(Stated task)
Retype the opening lines of the listing below, ending with the line that contains "const columnCenters = [14, 110, 281, 484, 694];", and leave out any pictures.

(Data excerpt)
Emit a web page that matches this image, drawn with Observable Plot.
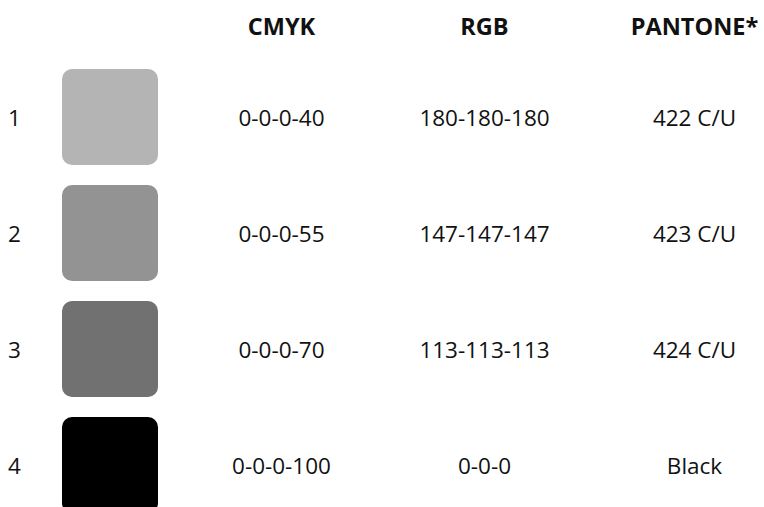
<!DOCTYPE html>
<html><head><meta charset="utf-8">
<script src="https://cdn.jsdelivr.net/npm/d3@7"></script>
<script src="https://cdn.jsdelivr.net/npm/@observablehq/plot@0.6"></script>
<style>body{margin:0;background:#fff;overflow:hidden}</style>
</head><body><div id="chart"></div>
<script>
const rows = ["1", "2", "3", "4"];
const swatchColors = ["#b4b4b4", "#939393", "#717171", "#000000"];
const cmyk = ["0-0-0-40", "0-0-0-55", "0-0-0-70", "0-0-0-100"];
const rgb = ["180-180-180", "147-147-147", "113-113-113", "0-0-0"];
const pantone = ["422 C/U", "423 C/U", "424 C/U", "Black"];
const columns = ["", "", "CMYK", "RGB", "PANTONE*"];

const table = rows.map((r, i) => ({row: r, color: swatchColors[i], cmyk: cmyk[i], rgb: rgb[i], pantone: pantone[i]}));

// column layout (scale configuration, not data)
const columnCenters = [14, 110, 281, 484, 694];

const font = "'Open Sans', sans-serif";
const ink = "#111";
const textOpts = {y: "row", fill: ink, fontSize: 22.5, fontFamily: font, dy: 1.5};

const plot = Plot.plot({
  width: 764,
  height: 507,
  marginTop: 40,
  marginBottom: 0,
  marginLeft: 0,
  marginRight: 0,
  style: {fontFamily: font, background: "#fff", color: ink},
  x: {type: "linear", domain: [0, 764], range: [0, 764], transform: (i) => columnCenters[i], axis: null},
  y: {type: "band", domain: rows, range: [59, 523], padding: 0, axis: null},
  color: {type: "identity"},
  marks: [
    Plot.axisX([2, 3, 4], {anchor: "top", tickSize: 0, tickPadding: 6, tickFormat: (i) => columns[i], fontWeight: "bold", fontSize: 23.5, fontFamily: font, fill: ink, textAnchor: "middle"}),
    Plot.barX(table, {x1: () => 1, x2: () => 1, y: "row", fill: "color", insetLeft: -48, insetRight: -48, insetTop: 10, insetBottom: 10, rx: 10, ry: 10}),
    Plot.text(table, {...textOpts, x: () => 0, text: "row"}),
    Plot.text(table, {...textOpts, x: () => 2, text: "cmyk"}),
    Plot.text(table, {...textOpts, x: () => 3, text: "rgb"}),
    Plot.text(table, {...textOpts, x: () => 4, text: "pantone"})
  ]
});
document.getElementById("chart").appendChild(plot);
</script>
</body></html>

(Written response)
Emit a web page that matches this image, drawn with Observable Plot.
<!DOCTYPE html>
<html><head><meta charset="utf-8">
<script src="https://cdn.jsdelivr.net/npm/d3@7"></script>
<script src="https://cdn.jsdelivr.net/npm/@observablehq/plot@0.6"></script>
<style>body{margin:0;background:#fff;overflow:hidden}</style>
</head><body><div id="chart"></div>
<script>
const rows = ["1", "2", "3", "4"];
const swatchColors = ["#b4b4b4", "#939393", "#717171", "#000000"];
const cmyk = ["0-0-0-40", "0-0-0-55", "0-0-0-70", "0-0-0-100"];
const rgb = ["180-180-180", "147-147-147", "113-113-113", "0-0-0"];
const pantone = ["422 C/U", "423 C/U", "424 C/U", "Black"];
const columns = ["", "", "CMYK", "RGB", "PANTONE*"];

const table = rows.map((r, i) => ({row: r, color: swatchColors[i], cmyk: cmyk[i], rgb: rgb[i], pantone: pantone[i]}));

// column layout (scale configuration, not data)
const columnCenters = [14, 110, 281, 484, 694];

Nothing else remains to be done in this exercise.